After hemming and hawing for a couple of months, I decided that the risk was just too much. It wasn't my money; I had people interested in investing. But I couldn't look them in the eye and tell them with any certainty that they would even get their investment back. If it failed, I would have lost a lot of my friends' money. I couldn't even have a sense of the odds; I was just going by my gut.

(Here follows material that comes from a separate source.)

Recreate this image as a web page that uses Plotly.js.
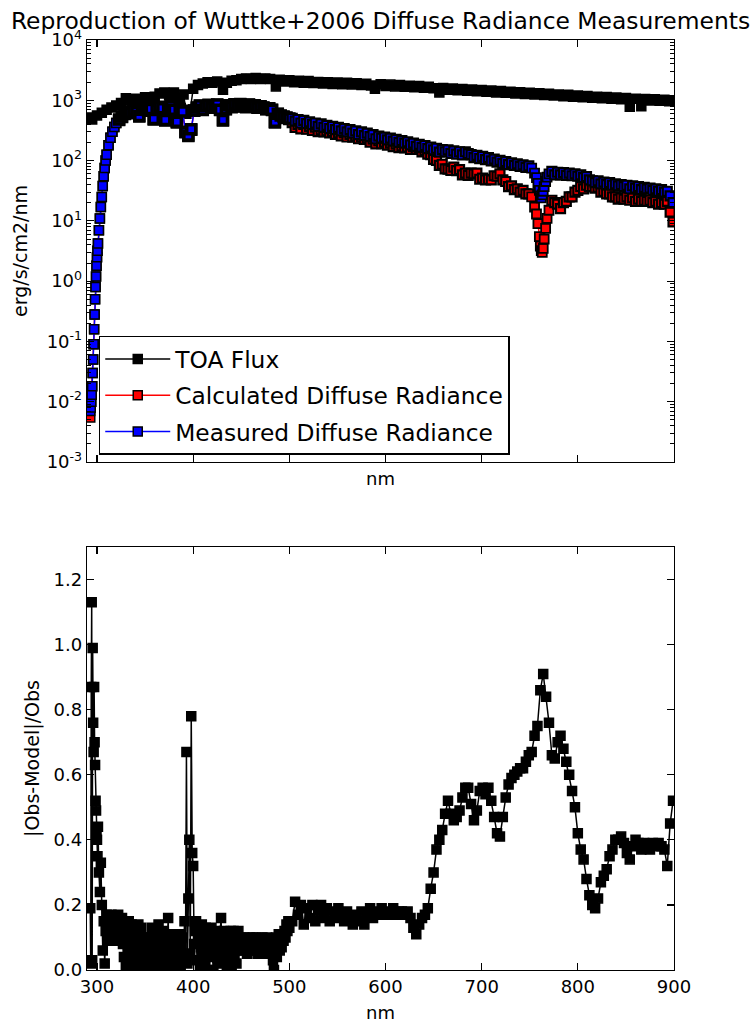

Ultimately, a good idea got dropped, because I lacked the understanding necessary to be comfortable taking the risk. If I'd had a usable Monte Carlo tool, I could have made probabilistic estimates of all the factors in my business plan, fed them into a model, and developed a better idea of our chances. Seeing exactly which variables were most critical might have driven some innovation or contingency planning in key areas, allowing me to reduce the risk. I would have felt much more comfortable asking people to invest. If it worked, we might have changed the future of the county. And if we could generalize it to other markets, we might have done something really amazing.
But we didn't try.
That, ultimately, is my point. This was just one instance of an opportunity lost to uncertainty. And I'm not just talking about journalism. Imagine what great new ideas and new businesses might have gotten off the ground, if we could just "try smarter." If we'd been able to say something about the risks involved that was more meaningful than "man, I just don't know."
I think this doodad I'm working on could do that.